Executive Summary
- How are we able to so consistently out predict and analyze vendors like SAP and Oracle versus the major IT analysts?
- How does one measure and prove being smarter?
- Focusing on the outcomes of the analysis.
Introduction
All of the sources of information on enterprise software consider themselves intelligent. Gartner and Forrester have analysts who graduated from the most prestigious schools. The major consulting companies talk up their vast amount of experience in implementing SAP and Oracle. So why is their analysis of such low quality? In this article, we will discuss why, and why we can produce so much better work with much smaller resources than the standard companies.

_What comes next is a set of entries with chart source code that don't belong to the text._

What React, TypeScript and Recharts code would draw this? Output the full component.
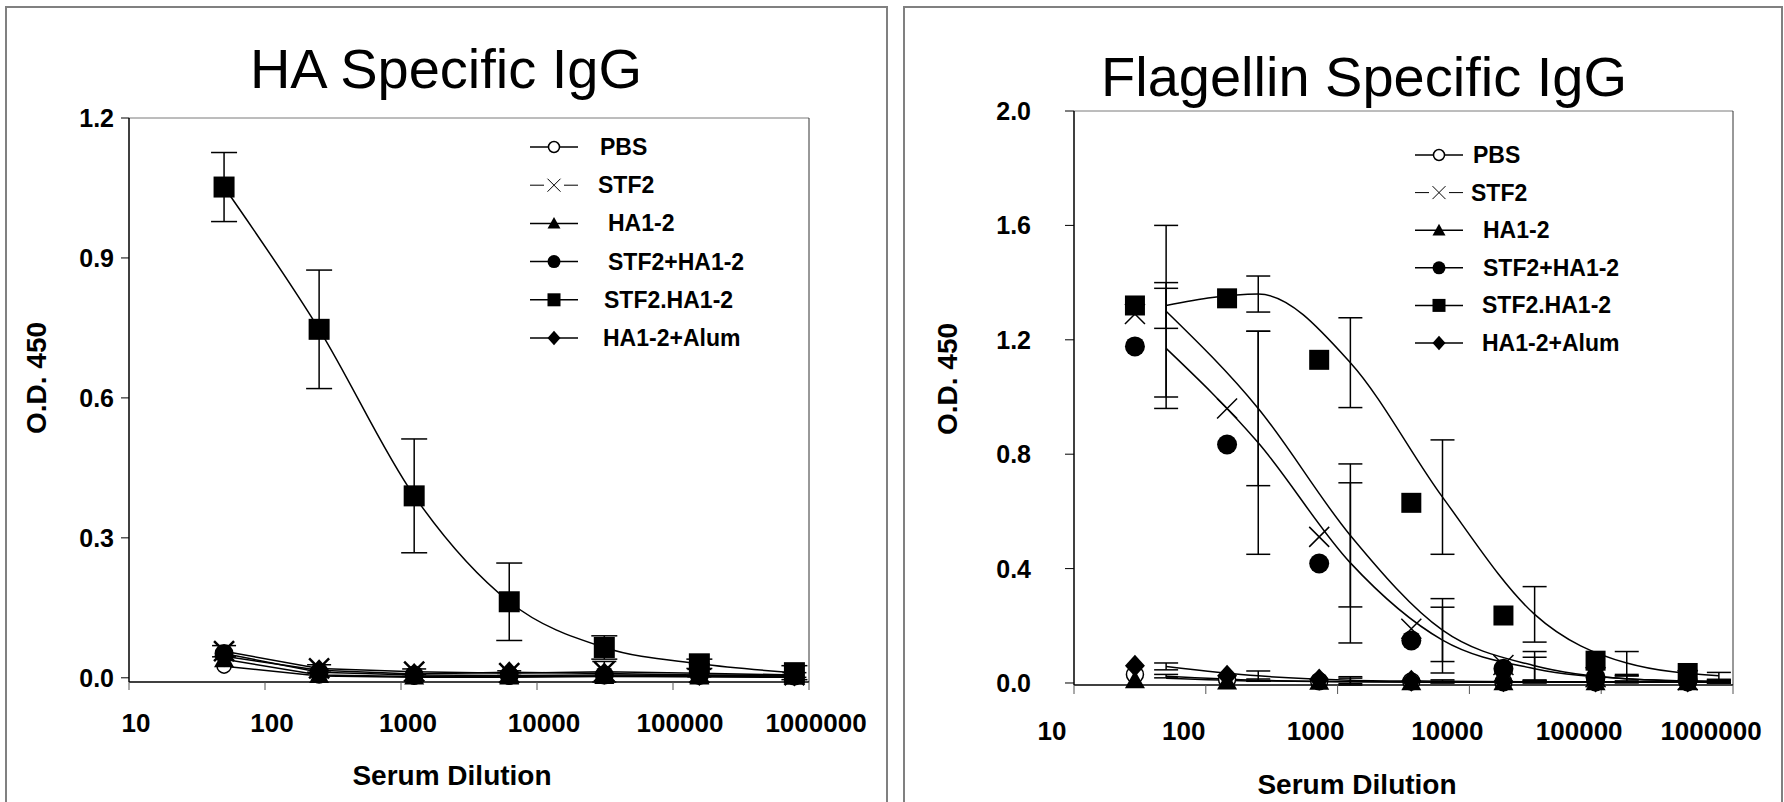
import React from "react";
import { ComposedChart, Line, Scatter, XAxis, YAxis, ErrorBar } from "recharts";

// 5-fold serial serum dilutions
const dilutions = [50, 250, 1250, 6250, 31250, 156250, 781250];
// in the flagellin panel the symbols sit left of their curves / error bars
const flaSymbolDilutions = [29, 145, 725, 3625, 18125, 90625, 453125];

const xTicks = [10, 100, 1000, 10000, 100000, 1000000];
const haYTicks = [0, 0.3, 0.6, 0.9, 1.2];
const flaYTicks = [0, 0.4, 0.8, 1.2, 1.6, 2.0];

const groups = ["PBS", "STF2", "HA1-2", "STF2+HA1-2", "STF2.HA1-2", "HA1-2+Alum"];

// HA specific IgG (O.D. 450)
const haPbs = [0.025, 0.004, 0.001, 0.001, 0.003, 0.002, 0.001];
const haStf2 = [0.057, 0.02, 0.013, 0.01, 0.013, 0.01, 0.006];
const haHa12 = [0.04, 0.006, 0.003, 0.003, 0.004, 0.003, 0.002];
const haStf2Ha12 = [0.052, 0.012, 0.006, 0.005, 0.006, 0.005, 0.004];
const haFusion = [1.052, 0.747, 0.39, 0.163, 0.065, 0.03, 0.011];
const haAlum = [0.046, 0.016, 0.008, 0.012, 0.009, 0.006, 0.005];
const haFusionErr = [0.074, 0.127, 0.122, 0.083, 0.025, 0.01, 0.015];
const haStf2Err = [0.012, 0.008, 0.006, 0.005, 0.022, 0.008, 0.005];

// Flagellin specific IgG - symbols
const flaSymPbs = [0.03, 0.012, 0.006, 0.005, 0.003, 0.003, 0.003];
const flaSymStf2 = [1.29, 0.96, 0.511, 0.19, 0.063, 0.02, 0.01];
const flaSymHa12 = [0.01, 0.005, 0.004, 0.003, 0.003, 0.003, 0.003];
const flaSymStf2Ha12 = [1.177, 0.834, 0.418, 0.149, 0.05, 0.02, 0.01];
const flaSymFusion = [1.32, 1.345, 1.13, 0.63, 0.236, 0.078, 0.035];
const flaSymAlum = [0.06, 0.025, 0.012, 0.008, 0.006, 0.005, 0.005];

// Flagellin specific IgG - fitted curves and SD
const flaPbs = [0.024, 0.01, 0.005, 0.003, 0.003, 0.003, 0.003];
const flaStf2 = [1.3, 0.96, 0.516, 0.185, 0.06, 0.015, 0.005];
const flaHa12 = [0.017, 0.007, 0.004, 0.003, 0.003, 0.003, 0.003];
const flaStf2Ha12 = [1.17, 0.84, 0.42, 0.15, 0.05, 0.015, 0.005];
const flaFusion = [1.32, 1.36, 1.12, 0.65, 0.24, 0.07, 0.025];
const flaAlum = [0.058, 0.025, 0.01, 0.006, 0.004, 0.004, 0.004];
const flaPbsErr = [0.006, 0.004, 0.012, 0.003, 0.002, 0.002, 0.002];
const flaStf2Err = [0.3, 0.27, 0.25, 0.11, 0.05, 0.01, 0.005];
const flaStf2Ha12Err = [0.21, 0.39, 0.28, 0.115, 0.04, 0.01, 0.005];
const flaFusionErr = [0.08, 0.063, 0.157, 0.2, 0.097, 0.04, 0.012];
const flaAlumErr = [0.012, 0.017, 0.012, 0.005, 0.004, 0.003, 0.003];

const kinds = ["open", "x", "triangle", "circle", "square", "diamond"];

const FONT = "'Liberation Sans', Arial, sans-serif";

type Pt = { x: number; y: number; e: number };
const pts = (xs: number[], ys: number[], es?: number[]): Pt[] =>
  xs.map((x, i) => ({ x, y: ys[i], e: es ? es[i] : 0 }));

function Marker({ cx, cy, kind, size, xStroke = 1.5 }: any) {
  if (cx == null || cy == null) return null;
  const r = size / 2;
  switch (kind) {
    case "open":
      return <circle cx={cx} cy={cy} r={r - 1} fill="#fff" stroke="#000" strokeWidth={1.5} />;
    case "circle":
      return <circle cx={cx} cy={cy} r={r} fill="#000" />;
    case "square":
      return <rect x={cx - r} y={cy - r} width={size} height={size} fill="#000" />;
    case "triangle":
      return (
        <polygon
          points={`${cx},${cy - r} ${cx + r},${cy + r * 0.8} ${cx - r},${cy + r * 0.8}`}
          fill="#000"
        />
      );
    case "diamond":
      return (
        <polygon
          points={`${cx},${cy - r * 1.1} ${cx + r},${cy} ${cx},${cy + r * 1.1} ${cx - r},${cy}`}
          fill="#000"
        />
      );
    case "x":
      return (
        <path
          d={`M${cx - r},${cy - r}L${cx + r},${cy + r}M${cx - r},${cy + r}L${cx + r},${cy - r}`}
          stroke="#000"
          strokeWidth={xStroke}
          fill="none"
        />
      );
    default:
      return null;
  }
}

function XTick({ x, y, payload, dx, dy }: any) {
  return (
    <text x={x + dx} y={y + dy} textAnchor="middle" fontFamily={FONT} fontWeight="bold" fontSize={26} fill="#000">
      {payload.value}
    </text>
  );
}

function YTick({ x, y, payload }: any) {
  return (
    <text x={x} y={y + 9} textAnchor="end" fontFamily={FONT} fontWeight="bold" fontSize={25} fill="#000">
      {Number(payload.value).toFixed(1)}
    </text>
  );
}

function LegendRows({ x0, y0, step, textOffsets }: any) {
  return (
    <g>
      {groups.map((g, i) => {
        const cy = y0 + i * step;
        return (
          <g key={g}>
            <line x1={x0} x2={x0 + 48} y1={cy} y2={cy} stroke="#000" strokeWidth={kinds[i] === "x" ? 1 : 1.5} />
            {kinds[i] === "x" && <rect x={x0 + 14} y={cy - 3} width={20} height={6} fill="#fff" />}
            <Marker cx={x0 + 24} cy={cy} kind={kinds[i]} size={13} xStroke={1} />
            <text
              x={x0 + textOffsets[i]}
              y={cy + 8}
              fontFamily={FONT}
              fontWeight="bold"
              fontSize={23}
              fill="#000"
            >
              {g}
            </text>
          </g>
        );
      })}
    </g>
  );
}

const dotOf = (kind: string, size: number, xStroke = 2.5) => (p: any) =>
  <Marker key={`m${p.index}`} cx={p.cx} cy={p.cy} kind={kind} size={size} xStroke={xStroke} />;

function HaChart() {
  const low = [
    { name: groups[0], data: pts(dilutions, haPbs), kind: "open", size: 16 },
    { name: groups[1], data: pts(dilutions, haStf2, haStf2Err), kind: "x", size: 20 },
    { name: groups[2], data: pts(dilutions, haHa12), kind: "triangle", size: 20 },
    { name: groups[3], data: pts(dilutions, haStf2Ha12), kind: "circle", size: 19 },
    { name: groups[5], data: pts(dilutions, haAlum), kind: "diamond", size: 20 },
  ];
  return (
    <ComposedChart width={892} height={802} margin={{ top: 117, right: 82, bottom: 119, left: 128 }}>
      <XAxis xAxisId="frame" orientation="top" type="number" domain={[0, 1]} tick={false} tickLine={false} axisLine={{ stroke: "#7a7a7a" }} height={1} />
      <YAxis yAxisId="frame" orientation="right" type="number" domain={[0, 1]} tick={false} tickLine={false} axisLine={{ stroke: "#333" }} width={1} />
      <XAxis
        dataKey="x"
        type="number"
        scale="log"
        domain={[10, 1000000]}
        ticks={xTicks}
        allowDataOverflow
        height={1}
        tickSize={8}
        tickMargin={0}
        axisLine={{ stroke: "#000", strokeWidth: 1.5 }}
        tickLine={{ stroke: "#555" }}
        tick={(p: any) => <XTick {...p} dx={7} dy={42} />}
      />
      <YAxis
        dataKey="y"
        type="number"
        domain={[0, 1.2]}
        ticks={haYTicks}
        width={1}
        tickSize={8}
        tickMargin={7}
        axisLine={{ stroke: "#000", strokeWidth: 1.5 }}
        tickLine={{ stroke: "#000" }}
        tick={(p: any) => <YTick {...p} />}
      />
      {low.map((s) => (
        <Line
          key={s.name}
          data={s.data}
          dataKey="y"
          name={s.name}
          type="linear"
          stroke="#000"
          strokeWidth={1.5}
          dot={dotOf(s.kind, s.size)}
          activeDot={false}
          isAnimationActive={false}
        >
          <ErrorBar dataKey="e" width={12} stroke="#000" strokeWidth={1.5} direction="y" />
        </Line>
      ))}
      <Line
        data={pts(dilutions, haFusion, haFusionErr)}
        dataKey="y"
        name={groups[4]}
        type="monotone"
        stroke="#000"
        strokeWidth={1.5}
        dot={dotOf("square", 21)}
        activeDot={false}
        isAnimationActive={false}
      >
        <ErrorBar dataKey="e" width={13} stroke="#000" strokeWidth={1.5} direction="y" />
      </Line>
    </ComposedChart>
  );
}

function FlaChart() {
  const curves = [
    { name: groups[0], data: pts(dilutions, flaPbs, flaPbsErr) },
    { name: groups[2], data: pts(dilutions, flaHa12) },
    { name: groups[5], data: pts(dilutions, flaAlum, flaAlumErr) },
    { name: groups[1], data: pts(dilutions, flaStf2, flaStf2Err) },
    { name: groups[3], data: pts(dilutions, flaStf2Ha12, flaStf2Ha12Err) },
    { name: groups[4], data: pts(dilutions, flaFusion, flaFusionErr) },
  ];
  const symbols = [
    { name: groups[0], data: pts(flaSymbolDilutions, flaSymPbs), kind: "open", size: 19 },
    { name: groups[2], data: pts(flaSymbolDilutions, flaSymHa12), kind: "triangle", size: 20 },
    { name: groups[5], data: pts(flaSymbolDilutions, flaSymAlum), kind: "diamond", size: 20 },
    { name: groups[3], data: pts(flaSymbolDilutions, flaSymStf2Ha12), kind: "circle", size: 20 },
    { name: groups[1], data: pts(flaSymbolDilutions, flaSymStf2), kind: "x", size: 20 },
    { name: groups[4], data: pts(flaSymbolDilutions, flaSymFusion), kind: "square", size: 20 },
  ];
  return (
    <ComposedChart width={892} height={802} margin={{ top: 110, right: 50, bottom: 116, left: 181 }}>
      <XAxis xAxisId="frame" orientation="top" type="number" domain={[0, 1]} tick={false} tickLine={false} axisLine={{ stroke: "#7a7a7a" }} height={1} />
      <YAxis yAxisId="frame" orientation="right" type="number" domain={[0, 1]} tick={false} tickLine={false} axisLine={{ stroke: "#333" }} width={1} />
      <XAxis
        dataKey="x"
        type="number"
        scale="log"
        domain={[10, 1000000]}
        ticks={xTicks}
        allowDataOverflow
        height={1}
        tickSize={9}
        tickMargin={0}
        axisLine={{ stroke: "#000", strokeWidth: 1.5 }}
        tickLine={{ stroke: "#555" }}
        tick={(p: any) => <XTick {...p} dx={-22} dy={46} />}
      />
      <YAxis
        dataKey="y"
        type="number"
        domain={[0, 2]}
        ticks={flaYTicks}
        width={1}
        tickSize={9}
        tickMargin={34}
        axisLine={{ stroke: "#000", strokeWidth: 1.5 }}
        tickLine={{ stroke: "#000" }}
        tick={(p: any) => <YTick {...p} />}
      />
      {curves.map((s) => (
        <Line
          key={`c-${s.name}`}
          data={s.data}
          dataKey="y"
          name={s.name}
          type="monotone"
          stroke="#000"
          strokeWidth={1.5}
          dot={false}
          activeDot={false}
          isAnimationActive={false}
        >
          <ErrorBar dataKey="e" width={12} stroke="#000" strokeWidth={1.5} direction="y" />
        </Line>
      ))}
      {symbols.map((s) => (
        <Scatter
          key={`s-${s.name}`}
          data={s.data}
          dataKey="y"
          name={s.name}
          isAnimationActive={false}
          shape={(p: any) => <Marker cx={p.cx} cy={p.cy} kind={s.kind} size={s.size} xStroke={1.5} />}
        />
      ))}
    </ComposedChart>
  );
}

export default function App() {
  const textStyle = { fontFamily: FONT, fill: "#000" };
  return (
    <div style={{ position: "absolute", left: 0, top: 0, width: 1784, height: 802, overflow: "hidden", background: "#fff" }}>
      <div style={{ position: "absolute", left: 5, top: 6, width: 879, height: 900, border: "2px solid #808080" }} />
      <div style={{ position: "absolute", left: 903, top: 6, width: 876, height: 900, border: "2px solid #808080" }} />
      <div style={{ position: "absolute", left: 0, top: 0 }}>
        <HaChart />
      </div>
      <div style={{ position: "absolute", left: 892, top: 0 }}>
        <FlaChart />
      </div>
      <svg width={1784} height={802} style={{ position: "absolute", left: 0, top: 0, pointerEvents: "none" }}>
        <text x={446} y={88} textAnchor="middle" fontSize={56} {...textStyle}>HA Specific IgG</text>
        <text x={1364} y={96} textAnchor="middle" fontSize={56} {...textStyle}>Flagellin Specific IgG</text>
        <text x={452} y={785} textAnchor="middle" fontSize={28} fontWeight="bold" {...textStyle}>Serum Dilution</text>
        <text x={1357} y={794} textAnchor="middle" fontSize={28} fontWeight="bold" {...textStyle}>Serum Dilution</text>
        <text x={36} y={378} dy={10} textAnchor="middle" fontSize={28} fontWeight="bold" transform="rotate(-90 36 378)" {...textStyle}>O.D. 450</text>
        <text x={947} y={379} dy={10} textAnchor="middle" fontSize={28} fontWeight="bold" transform="rotate(-90 947 379)" {...textStyle}>O.D. 450</text>
        <LegendRows x0={530} y0={147} step={38.2} textOffsets={[70, 68, 78, 78, 74, 73]} />
        <LegendRows x0={1415} y0={155} step={37.6} textOffsets={[58, 56, 68, 68, 67, 67]} />
      </svg>
    </div>
  );
}
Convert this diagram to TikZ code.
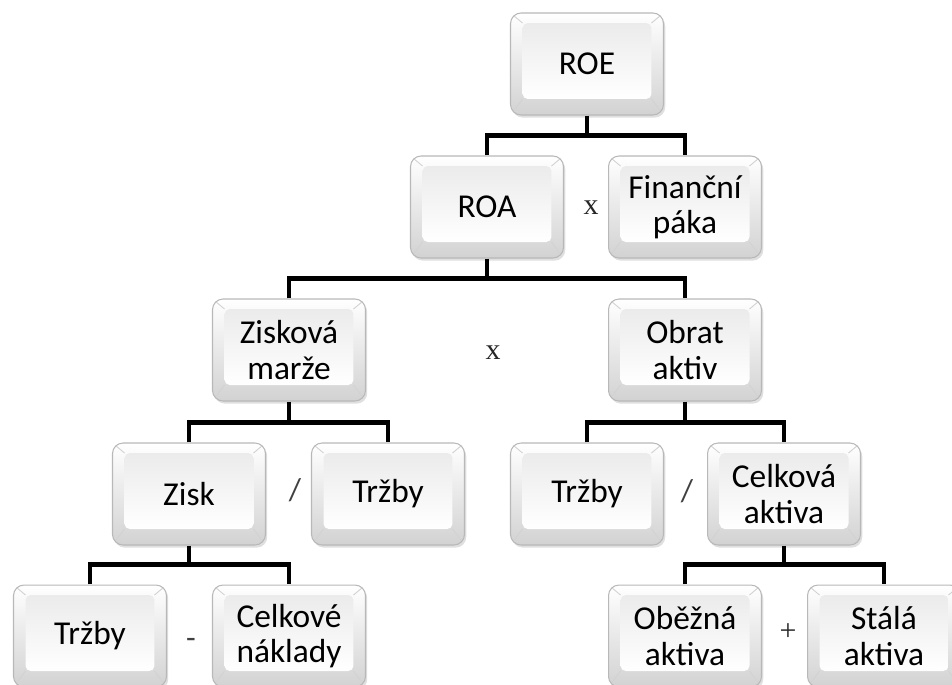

Research Versus Sales Orientation
Even if most of the people that worked at Deloitte or Gartner came from CalTech, it would not make that much difference, because these companies are entirely sales oriented. That is, people with a sales background run these companies, and they run them for profit-maximizing purposes.
Does honest research go together well with high sales quotas? We don’t think so. Yet the significant providers of information in the IT space have extraordinarily high quotas.
In the book Gartner and the Magic Quadrant, we covered how Gartner, which pretends to be a research firm, actually follows no research rules. For this, it is necessary to understand their business model, which we covered in the article How to Understand Gartner’s Business Model. This sales orientation causes these entities to focus on telling their clients what is profit-maximizing rather than what is true. For example, the only interest that any of the SAP and Oracle consulting companies have is billing hours for implementing SAP or Oracle. Anything that contradicts this objective will not be disclosed to the client.
Lack of Writing and Analytical Detail
Brightwork focuses on detailed analysis. None of the SAP or Oracle consulting firms we have seen nor Gartner or Forrester get to a sufficient level of detail in any of their analysis to base decisions off of their material. Gartner and Forrester are filled with people who have, in most cases, never been on either and SAP or Oracle projects. This means that they are writing without the authentic knowledge that project experience brings and are quite commonly entranced by marketing statements from these two vendors.
We consider the implementation experience necessary for researching IT topics. However, Gartner and Forrester do not agree and are perfectly willing to take strategy consultants with not software background to serve as analysts. This lack of technical expertise (along with the money vendors pay them) is how both Gartner and Forrester were so easily fooled on SAP HANA. Forrester created an estimated for HANA’s lower TCO before HANA had even been implemented. Impressive!
Should All Information Provided to Clients be Promotional in Nature?
If one looks at the material produced by the SAP and Oracle consulting firms, there is rarely any critical information included so that nearly everything is stated in favorable terms. The consulting companies are cautious not to include any negative experienced they encountered from previous projects, and in general, the consulting firms tend to operate internally as competing fiefdoms and are unable to leverage their collective knowledge. For instance, if a partner in Kansas helps a partner in California close a deal, it does not much help the partner in Kansas. Therefore their incentive for internal cooperation is not promoted by the organizational structure of these firms.
Conclusion
Much of the “analysis” of the IT analyst firms are not only financially biased, but it is also rigged and manipulated by sales types before clients ever see it.
In each case, the adjustments to any content are based upon marketability. Against this backdrop, it is not at all challenging to excel past the low bar set by the SAP and Oracle firms and the IT analyst firms. And we can do so even though we have a tiny fraction of the human resources that they have. The more access we get to the materials provided by Gartner and the consulting firms to our clients, the weaker the advice ends up looking.
So yes, based upon our research quality and the outcomes for our clients, we are quite a bit smarter than what is available in the market. And even better than being smarter, we put our client’s interests at the top of the list, and we don’t simply perform analytics projects to rig the results to pick up the implementation business. And that is a massive differentiator.